×

Ida Nowakowska radzi, ile dać księdzu po kolędzie. Będziecie zaskoczeni!

Gwiazda TVP nie kryje tego, że jest osobą głęboko wierzącą. Jakiś czas temu Ida Nowakowska o kolędzie wspomniała w jednym z wywiadów. Ile według niej należy włożyć do koperty?

Głęboko wierząca Nowakowska

Ida Nowakowska jest obecnie jedną z najjaśniejszych gwiazd TVP. Tancerka dała się poznać szerszej publiczności dzięki programowi „You Can Dance”. Obecnie widzowie mogą ją oglądać w roli prowadzącej podczas większych imprez i koncertów organizowanych przez telewizję publiczną.

Od 2015 roku jest w związku małżeńskim z Jackiem Herndonem. W wywiadach tancerka często podkreśla, że wiara w Boga, to najlepsze, co wydarzyło się w jej życiu. Nie kryje się też z tym w mediach społecznościowych.

W rozmowie z Faktem zdradziła, że obecnie skupia się na rozwoju duchowym i regularnie bierze udział w internetowych nabożeństwach:

Dawno nie miałam czasu na rozmyślania, na skupienie. A teraz mogę słuchać katechez. Codziennie jestem w internetowym kościele. W wielu kościołach podane są godziny wirtualnej mszy, w której można uczestniczyć na żywo. Wystarczy połączyć się przez komputer albo telefon komórkowy.

Nowakowska wyznała, że w obliczu aktualnych wydarzeń szczególnie często oddaje się modlitwie:

W tym szczególnym czasie dużo się modlę, szczególnie za chorych oraz tych, którzy zaangażowali się w pomoc im. Pracownicy służby zdrowia to bohaterowie, którzy są cały czas na posterunku

Ida Nowakowska o kolędzie. Ile dać księdzu?

Jakiś czas temu tancerka usłyszała w stosunku do swojej osoby określenie „katocelebryta”. Bardzo się jej to nie spodobało, albowiem uważa, że powinna głośno mówić o Bogu, tym bardziej, że wiele osób pyta ją o kwestie duchowe.

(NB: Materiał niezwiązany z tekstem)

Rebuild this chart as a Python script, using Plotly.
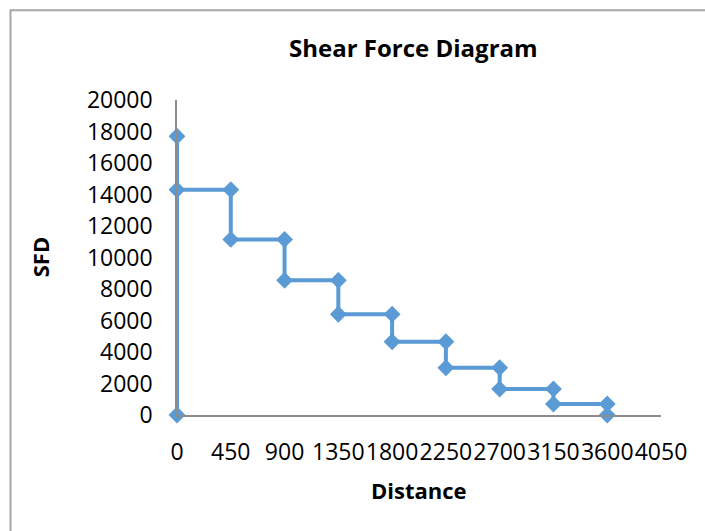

Zdaniem Nowakowskiej, ksiądz jest tylko człowiekiem, więc każdego duszpasterza należy oceniać indywidualnie. Jak przyznała w rozmowie z reporterem Wideoportalu, duchownych darzy dużym zaufaniem:

Często dzwonię do księży zaprzyjaźnionych i pytam, dlaczego tak jest w Kościele. Nie ukrywam, że miałam bardzo dużo takiego szczęścia, że poznałam super księży, takich do rany przyłóż, takich do których można zadzwonić i z nimi pogadać, jak właśnie się źle czujesz i oni powiedzą ci to, czego potrzebujesz właśnie usłyszeć. Albo, jeśli są takie rzeczy ciężkie, jeżeli chodzi o różne opinie związane z różnymi poglądami związanymi z Kościołem itd.

W trakcie tego samego wywiadu reporter nawiązał do sytuacji jednej z parafii, gdzie ksiądz w trakcie mszy wyczytał nazwiska wiernych, którzy nie przekazali datków pieniężnych podczas kolędy. Co na to odpowiedziała prezenterka? Ile według niej należy włożyć do koperty?

Każdy powinien dawać, ile może, bez dwóch zdań. I też nie powinno się o tym mówić. Myślę, że to jest trochę dziwne, bo to stawia ludzi w niekomfortowej sytuacji, gdzie potem może boją się przyjść do kościoła. Tak nie powinno być, że boisz się, że ktoś cię wyczyta z listy, a po prostu może tych pieniędzy nie masz. Z tego, co znam tę historię, może to jest po prostu niewłaściwe zachowanie, ale podkreślam, musiałabym tam być, żeby mieć naprawdę opinię jakąkolwiek, taką prawdziwą o tym wydarzeniu.